- What you are asked to do
Copy all the data exactly, except the pictures.

- Dataset section
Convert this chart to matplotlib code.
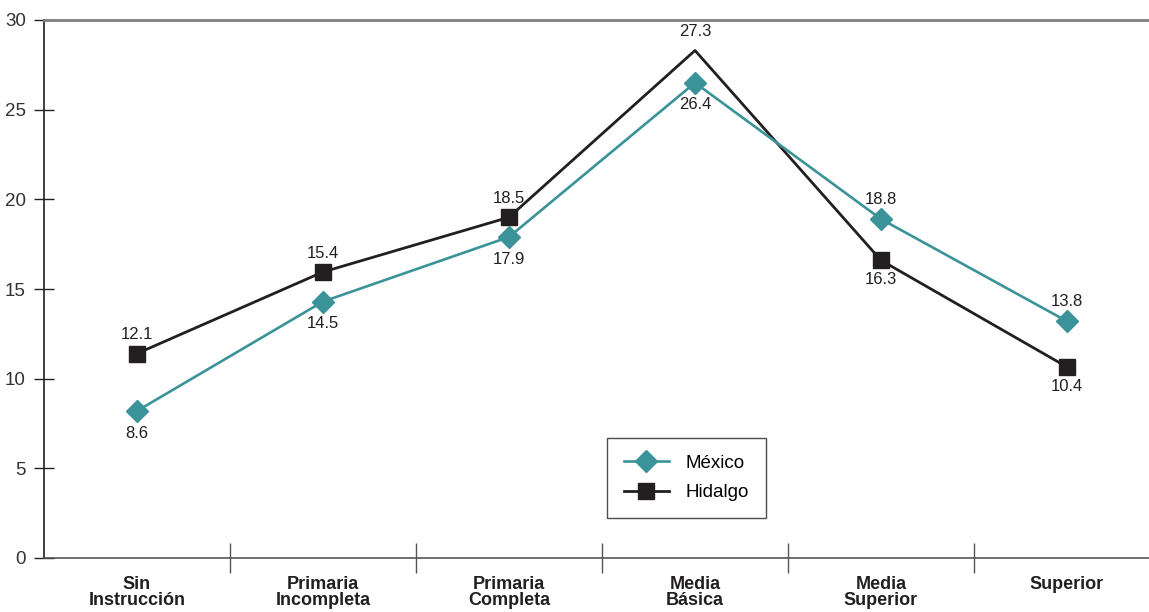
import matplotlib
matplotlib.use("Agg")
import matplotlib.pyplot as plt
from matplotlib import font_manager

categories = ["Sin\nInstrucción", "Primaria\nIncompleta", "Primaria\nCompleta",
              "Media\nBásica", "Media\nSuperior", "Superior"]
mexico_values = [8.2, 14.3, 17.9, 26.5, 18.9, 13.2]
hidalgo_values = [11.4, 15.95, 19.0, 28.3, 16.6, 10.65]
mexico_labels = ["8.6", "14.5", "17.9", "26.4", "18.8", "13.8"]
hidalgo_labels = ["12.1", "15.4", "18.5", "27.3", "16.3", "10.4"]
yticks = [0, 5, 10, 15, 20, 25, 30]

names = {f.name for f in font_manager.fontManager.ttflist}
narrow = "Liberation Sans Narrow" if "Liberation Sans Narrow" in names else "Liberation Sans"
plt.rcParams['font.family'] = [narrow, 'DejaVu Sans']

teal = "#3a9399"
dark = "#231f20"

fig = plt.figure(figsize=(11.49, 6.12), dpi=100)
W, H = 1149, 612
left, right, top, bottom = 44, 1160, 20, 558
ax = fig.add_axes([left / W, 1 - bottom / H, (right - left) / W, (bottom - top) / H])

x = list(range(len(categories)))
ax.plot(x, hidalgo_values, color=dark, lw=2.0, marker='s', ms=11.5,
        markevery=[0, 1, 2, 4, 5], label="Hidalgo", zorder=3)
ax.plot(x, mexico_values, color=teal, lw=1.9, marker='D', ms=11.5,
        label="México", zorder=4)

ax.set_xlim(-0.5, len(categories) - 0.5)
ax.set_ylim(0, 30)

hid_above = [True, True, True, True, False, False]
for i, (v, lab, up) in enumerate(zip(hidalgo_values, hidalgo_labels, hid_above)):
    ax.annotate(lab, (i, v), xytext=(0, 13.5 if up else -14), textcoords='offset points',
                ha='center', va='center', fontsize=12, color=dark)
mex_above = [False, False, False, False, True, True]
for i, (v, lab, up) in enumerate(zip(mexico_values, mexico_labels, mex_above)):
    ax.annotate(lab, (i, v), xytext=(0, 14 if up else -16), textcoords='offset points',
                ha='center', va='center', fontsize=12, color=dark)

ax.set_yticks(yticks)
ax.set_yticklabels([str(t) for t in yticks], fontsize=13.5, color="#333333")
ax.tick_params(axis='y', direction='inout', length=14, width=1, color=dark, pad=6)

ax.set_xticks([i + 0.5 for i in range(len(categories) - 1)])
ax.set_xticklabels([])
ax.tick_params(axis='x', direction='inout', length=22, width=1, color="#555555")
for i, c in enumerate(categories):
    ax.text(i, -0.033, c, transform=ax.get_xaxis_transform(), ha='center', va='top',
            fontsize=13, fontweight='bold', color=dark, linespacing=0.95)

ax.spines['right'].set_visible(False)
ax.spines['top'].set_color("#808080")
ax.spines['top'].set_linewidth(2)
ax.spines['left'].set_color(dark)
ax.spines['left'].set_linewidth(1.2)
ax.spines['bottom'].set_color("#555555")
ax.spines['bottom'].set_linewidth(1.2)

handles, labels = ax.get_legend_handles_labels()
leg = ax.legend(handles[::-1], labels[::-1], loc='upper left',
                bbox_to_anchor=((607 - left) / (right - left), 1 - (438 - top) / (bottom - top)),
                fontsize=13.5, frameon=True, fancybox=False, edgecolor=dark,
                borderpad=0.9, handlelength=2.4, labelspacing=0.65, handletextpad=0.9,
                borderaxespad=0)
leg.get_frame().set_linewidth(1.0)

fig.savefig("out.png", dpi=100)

- Output of the task
Convert this chart to matplotlib code.
import matplotlib
matplotlib.use("Agg")
import matplotlib.pyplot as plt
from matplotlib import font_manager

categories = ["Sin\nInstrucción", "Primaria\nIncompleta", "Primaria\nCompleta",
              "Media\nBásica", "Media\nSuperior", "Superior"]
mexico_values = [8.2, 14.3, 17.9, 26.5, 18.9, 13.2]
hidalgo_values = [11.4, 15.95, 19.0, 28.3, 16.6, 10.65]
mexico_labels = ["8.6", "14.5", "17.9", "26.4", "18.8", "13.8"]
hidalgo_labels = ["12.1", "15.4", "18.5", "27.3", "16.3", "10.4"]
yticks = [0, 5, 10, 15, 20, 25, 30]

names = {f.name for f in font_manager.fontManager.ttflist}
narrow = "Liberation Sans Narrow" if "Liberation Sans Narrow" in names else "Liberation Sans"
plt.rcParams['font.family'] = [narrow, 'DejaVu Sans']

teal = "#3a9399"
dark = "#231f20"

fig = plt.figure(figsize=(11.49, 6.12), dpi=100)
W, H = 1149, 612
left, right, top, bottom = 44, 1160, 20, 558
ax = fig.add_axes([left / W, 1 - bottom / H, (right - left) / W, (bottom - top) / H])

x = list(range(len(categories)))
ax.plot(x, hidalgo_values, color=dark, lw=2.0, marker='s', ms=11.5,
        markevery=[0, 1, 2, 4, 5], label="Hidalgo", zorder=3)
ax.plot(x, mexico_values, color=teal, lw=1.9, marker='D', ms=11.5,
        label="México", zorder=4)

ax.set_xlim(-0.5, len(categories) - 0.5)
ax.set_ylim(0, 30)

hid_above = [True, True, True, True, False, False]
for i, (v, lab, up) in enumerate(zip(hidalgo_values, hidalgo_labels, hid_above)):
    ax.annotate(lab, (i, v), xytext=(0, 13.5 if up else -14), textcoords='offset points',
                ha='center', va='center', fontsize=12, color=dark)
mex_above = [False, False, False, False, True, True]
for i, (v, lab, up) in enumerate(zip(mexico_values, mexico_labels, mex_above)):
    ax.annotate(lab, (i, v), xytext=(0, 14 if up else -16), textcoords='offset points',
                ha='center', va='center', fontsize=12, color=dark)

ax.set_yticks(yticks)
ax.set_yticklabels([str(t) for t in yticks], fontsize=13.5, color="#333333")
ax.tick_params(axis='y', direction='inout', length=14, width=1, color=dark, pad=6)

ax.set_xticks([i + 0.5 for i in range(len(categories) - 1)])
ax.set_xticklabels([])
ax.tick_params(axis='x', direction='inout', length=22, width=1, color="#555555")
for i, c in enumerate(categories):
    ax.text(i, -0.033, c, transform=ax.get_xaxis_transform(), ha='center', va='top',
            fontsize=13, fontweight='bold', color=dark, linespacing=0.95)

ax.spines['right'].set_visible(False)
ax.spines['top'].set_color("#808080")
ax.spines['top'].set_linewidth(2)
ax.spines['left'].set_color(dark)
ax.spines['left'].set_linewidth(1.2)
ax.spines['bottom'].set_color("#555555")
ax.spines['bottom'].set_linewidth(1.2)

handles, labels = ax.get_legend_handles_labels()
leg = ax.legend(handles[::-1], labels[::-1], loc='upper left',
                bbox_to_anchor=((607 - left) / (right - left), 1 - (438 - top) / (bottom - top)),
                fontsize=13.5, frameon=True, fancybox=False, edgecolor=dark,
                borderpad=0.9, handlelength=2.4, labelspacing=0.65, handletextpad=0.9,
                borderaxespad=0)
leg.get_frame().set_linewidth(1.0)

fig.savefig("out.png", dpi=100)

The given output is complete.